During our interview he denies his authority time and again - "it's not for me to say whether it's right or wrong" - when it's perfectly obvious he has strong opinions on almost all areas. He is unafraid to judge, but is wary which of his judgments he reveals, hiding behind a bland wall of "it's not my place to say ... "
Flashes of what he really thinks come out when he's pushed. After stressing his good relations with David Murray (Marsalis plays basketball with Murray's son, Mingus) he concedes: "Did some people lose some gigs because I don't like their style of music? Maybe that's true, maybe that's false, I don't know. But that's not controversial to me."
When I ask if he felt hurt by the comments Miles Davis and the avant-garde trumpeter Lester Bowie made about him (Davis: "that mother's not sharing a stage with me". Bowie: "everybody knows this cat ain't got it") he replies, "Not at all". He then goes on to describe Davis as "a genius who decided to go into rock, and was on the bandstand looking like, basically, a buffoon", and Bowie as "another guy who never really could play".
These judgments are not wholly without truth. Unfortunately, such forthright condemnations of post-60s developments have come to define him as a purveyor of negativity rather than a celebrator, or curator, of jazz history. He is intensely frustrated that the focus is always on what he doesn't do rather than what he does.
Speaking about Ken Burns' mammoth television series Jazz, which was criticised for detailing the early years but skipping through the past 40, Marsalis could be talking about himself.
"It's like I come to your house and you lay out a banquet for me and then I'm mad because I don't like the cigar you gave me at the end. Maybe the cigar wasn't that good, but why should that dominate the conversation about the meal?" And then, in a statement that does reflect the divide between him and his critics over post-60s jazz: "Maybe you went through that meal just to get the cigar. Me, I wasn't going to smoke that cigar at all."
He deserves garlands for bringing the music of Ellington, Armstrong and Blakey to new audiences, and his idea that such music should be seen as the bedrock repertory of jazz has much to commend it. It's when he goes beyond this that he starts getting into trouble again.
Many contemporary artists argue that their work has merit irrespective of its popular appeal. When I put this point in the jazz context he is not impressed. "Why subject me to it then?" he says. "Play it in your house. I want people to like what I'm playing."
Such an argument would have confined almost every wave of innovators to their homes, but it is consistent with Marsalis' generally conservative views. Towards the end of our interview he inveighs against rap and hip-hop record companies.
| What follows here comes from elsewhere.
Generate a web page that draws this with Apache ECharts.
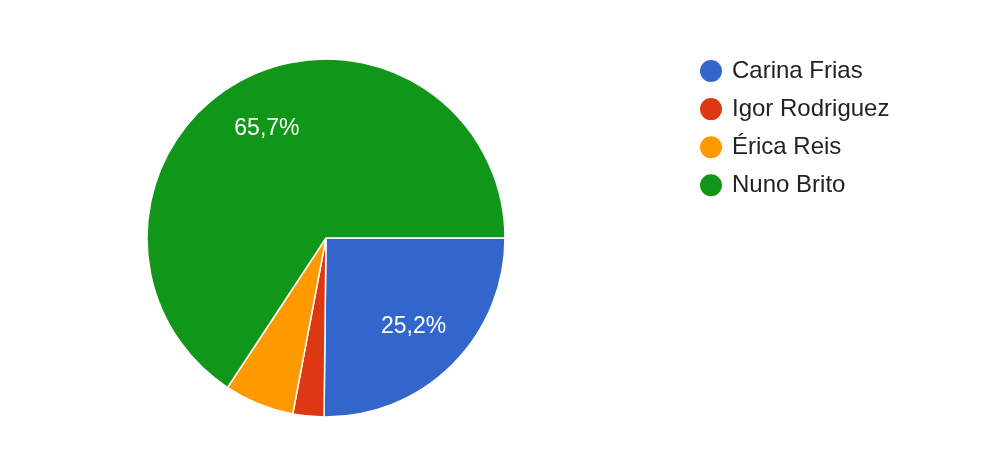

"They take your drawers off for you, they show your ass, they sell bullshit, they call themselves 'niggaz' and the women 'bitches' and 'hos' and it's fine with everybody." He adds, voice laden with sarcasm: "It's just our style, cutting edge."
But can't people still make their own choices through the possession of a moral sense? "We don't all have that. That's what the essence of decadence is. Civilisation is an effort."
Marsalis is beginning to sound like a member of the Bush administration, only with better grammar. It's no surprise that he considers the more formal 30s to be "a golden era in American culture for dress, for music, for many things".
"Unlike many of the others, you understood." Yes, I think I do understand. I'm not sure I'm "his man" and I'm not sure I agree with his views but I do admire his convictions and the work he's doing in jazz education.
And to my surprise, I do find myself more "his man" at the end of the interview than I was at the beginning. Marsalis performs a valuable role in jazz, and if he wasn't so combative, that might be more widely recognised.